CURRENT_SCHEMA_VERSION
Public mirror of the private SCHEMA_VERSION for callers outside this crate (e.g. cartog pull needs it to compare against a pulled DB and refuse to load a future-versioned file). Kept in sync by construction.
DB_DIR
Default directory for cartog-generated artifacts, at the project root. Holds the SQLite database and its destructive-migration backups.
DB_FILENAME
Default SQLite database filename, stored inside DB_DIR.
DEFAULT_EMBEDDING_DIM
Default embedding dimension (BGE-small-en-v1.5).
LEGACY_DB_FILE
Legacy database filename at the project root, kept for backwards-compatibility lookups.
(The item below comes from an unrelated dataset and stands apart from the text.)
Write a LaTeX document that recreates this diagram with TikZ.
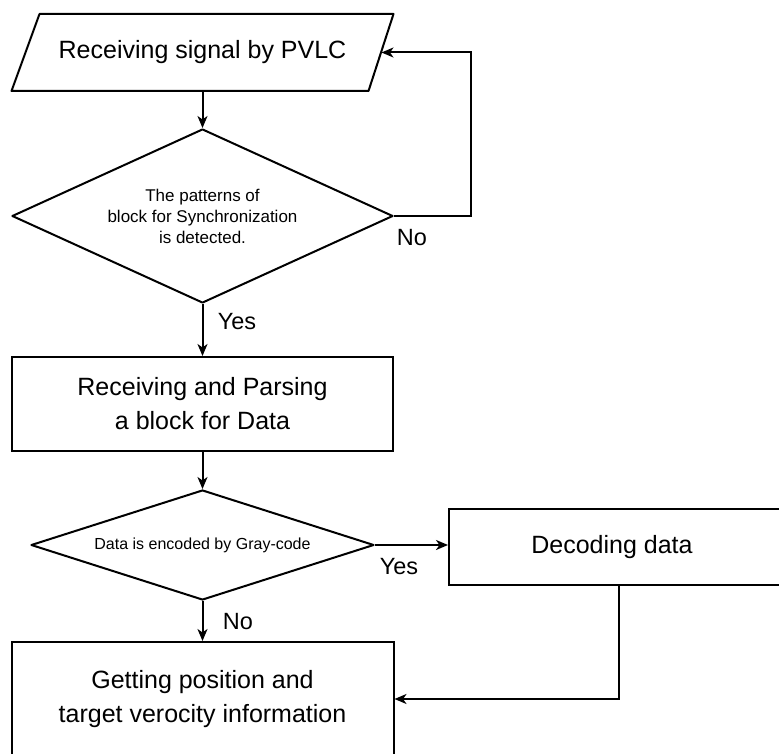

Never written to for new projects: use DB_DIR/DB_FILENAME instead.
MAX_SEARCH_LIMIT
Maximum number of results returned by Database::search. Enforced here and referenced by CLI and MCP layers.
TOKENS_PER_QUERY_CARTOG
Per-query token cost for cartog. Measured: ~280 tokens for a typical navigation query (where is X used?, what does X call?) including the structured response payload.
TOKENS_PER_QUERY_GREP
Per-query token cost for an equivalent grep + read flow. Measured: a grep sweep plus reading the surrounding ~50 lines of each hit averages ~1,700 tokens to answer the same navigation question.
TOKENS_SAVED_PER_QUERY
Per-query token delta (grep − cartog). Coarse on purpose; refining per-tool would require richer per-call accounting and isn’t worth it pre-v1. Sources: benchmarks/queries.rs (see crates/cartog/benches/).

Functions§

checkpoint_wal
Run PRAGMA wal_checkpoint(TRUNCATE) on the SQLite file at path. No-op for missing files. Used before moving the DB to flush the WAL.
normalize_symbol_name
Split a symbol name into lowercase words for FTS5 indexing.
read_metadata_at
Read a single metadata value by key from a cartog SQLite file at path, without the full Database::open machinery. Mirrors read_schema_version_at; used by cartog push/pull to read the last_commit provenance row off a closed DB file.
read_schema_version_at
Read the schema_version recorded in a cartog SQLite file at path, without going through the full Database::open machinery (no migrations, no fingerprint reconciliation). Used by cartog pull to guard against pulling a future-versioned DB before clobbering the local one.
register_sqlite_vec
Register the sqlite-vec extension globally.

Type Aliases§

DbResult
Result alias for the typed-error helpers below.